New Gowanus Development Project Calls for 950 Apartments
Plans for an empty patch of land in Gowanus would turn the city-owned site into a mixture of middle- and high-rise residential complexes. However, local residents are divided on whether or not they see this as a good thing for the neighborhood.
A recent Brooklyn Community Board 6 meeting was contentious as residents voiced concerns about this project, which has been in the works for over a decade. City officials are hoping to finally put it through the public review process as part of the upcoming Gowanus rezoning. However, that might be easier said than done as plenty of locals had strong opinions in all directions.
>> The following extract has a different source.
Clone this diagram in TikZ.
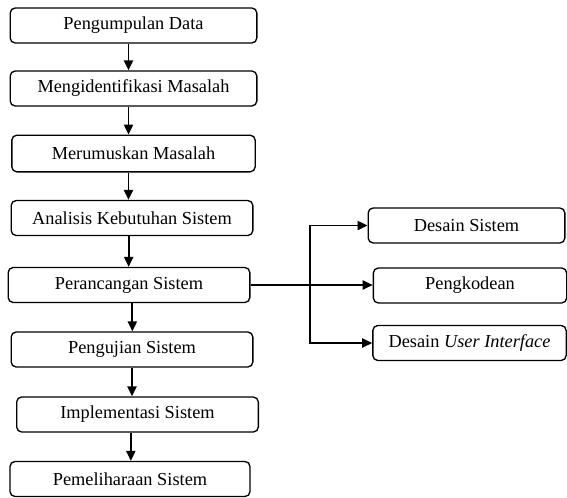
\documentclass[tikz,border=0pt]{standalone}
\usepackage{fontspec}
\setmainfont{Liberation Serif}
\usetikzlibrary{arrows.meta}

\tikzset{
	kotak/.style={draw, line width=0.8pt, rounded corners=3pt, minimum height=21pt, inner sep=0pt, font=\fontsize{11}{13}\selectfont},
	panah/.style={line width=1.1pt, -{Triangle[length=6pt,width=5.5pt]}}
}

\begin{document}
\begin{tikzpicture}[x=0.6pt,y=-0.6pt]
					\useasboundingbox (0,0) rectangle (567,497);
					\node[kotak, minimum width=148pt] (kumpul) at (133.5,25.5) {Pengumpulan Data};
					\node[kotak, minimum width=148pt] (identifikasi) at (133.5,88.5) {Mengidentifikasi Masalah};
					\node[kotak, minimum width=146pt, minimum height=22pt] (rumus) at (133.5,153.5) {Merumuskan Masalah};
					\node[kotak, minimum width=145pt] (analisis) at (132,218) {Analisis Kebutuhan Sistem};
					\node[kotak, minimum width=145pt] (rancang) at (129,285) {Perancangan Sistem};
					\node[kotak, minimum width=145pt] (uji) at (132,349.5) {Pengujian Sistem};
					\node[kotak, minimum width=145pt] (implementasi) at (137.5,414.5) {Implementasi Sistem};
					\node[kotak, minimum width=144pt] (pelihara) at (130,479) {Pemeliharaan Sistem};
					
					\node[kotak, minimum width=118pt] (desain) at (466.5,225.5) {Desain Sistem};
					\node[kotak, minimum width=116pt] (kode) at (470,285.5) {Pengkodean};
					\node[kotak, minimum width=116pt] (ui) at (469.5,343) {Desain \textit{User Interface}};
					
					\draw[panah] ([xshift=-3pt]kumpul.south) -- ([xshift=-3pt]kumpul.south |- identifikasi.north);
					\draw[panah] ([xshift=-3pt]identifikasi.south) -- ([xshift=-3pt]identifikasi.south |- rumus.north);
					\draw[panah] ([xshift=-3pt]rumus.south) -- ([xshift=-3pt]rumus.south |- analisis.north);
					\draw[panah] ([xshift=-2pt]analisis.south) -- ([xshift=-2pt]analisis.south |- rancang.north);
					\draw[panah] ([xshift=2pt]rancang.south) -- ([xshift=2pt]rancang.south |- uji.north);
					\draw[panah] (uji.south) -- (uji.south |- implementasi.north);
					\draw[panah] ([xshift=-4pt]implementasi.south) -- ([xshift=-4pt]implementasi.south |- pelihara.north);
					
					\coordinate (cabang) at (310,285);
					\draw[panah] (rancang.east) -- (rancang.east -| kode.west);
					\draw[panah] (cabang) |- (desain.west);
					\draw[panah] (cabang) |- (ui.west);
				\end{tikzpicture}
\end{document}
The 5.8-acre site was once a manufactured gas plant, providing fuel to New York resident heating, cooking, and lighting. Bounded by Smith Street and the Gowanus Canal between Nelson and Fifth streets, the lot (which was contaminated with coal-tar) has sat empty for many decades. The city acquired it some years back, designating it as a “public place.”
Because of that designation, it cannot be developed for residential buildings until it’s rezoned. That’s the crux of the argument as many residents had hoped the site would be converted into low-rise buildings alongside greenspace or parks. The current plan, dubbed the “Gowanus Green” project, calls for seven buildings ranging from five to 28 stories high.
There are also concerns that such development would overwhelm the neighborhood and take away the local look and feel in service of “too tall” buildings. Concerns about the infrastructure in place to handle so many new residents were also voiced, though officials noted that they are still working on finding a way to balance community needs against the community concerns.
“It’s been a messy conversation for the past three years; there has been a difference of opinions,” Jonathan Keller, a project manager with the Department of City Planning, said during the community board meeting. “We tried to balance those throughout the rezoning area and, specifically on this site when it comes to scale, we’ve kept things low on the perimeter, taller in the middle, and we’re still discussing our affordability.”
Current plans for the site call for 950 apartments, a school, retail space, community areas, and various measures to prevent flooding from the canal.
It hasn’t been determined yet how large the school will be and which grades it will service. There are also plans for a park, but the look and shape of that won’t be decided until the project gains approval.
It is possible the project could consist entirely of affordable housing or at least be almost three-quarters of below-market-rate housing. Those specifics remain in question and up for discussion. Jay Marcus of the Fifth Avenue Committee says that the apartments would be priced initially for those earning 30 percent of the Area Median Income (AMI) annually.
“This is a very unique opportunity for us to create a really substantial number of affordable apartments,” said Simon Kawitzky, an assistant commissioner with the city’s Department of Housing Preservation and Development. “There are very limited choices for that level of affordable housing in these communities.”
Overall, the Gowanus rezoning plan calls for upwards of 8,200 new apartments by 2035, making it the largest creation of new housing units since Mayor Bill de Blasio came into office.
“The purpose of the new density is to make it possible for people—working-class folks, low- to-moderate income folks—who cannot possibly afford a unit in the district,” said City Councilmember Brad Lander, who represents Gowanus. “That’s why to me this achieves a public purpose.”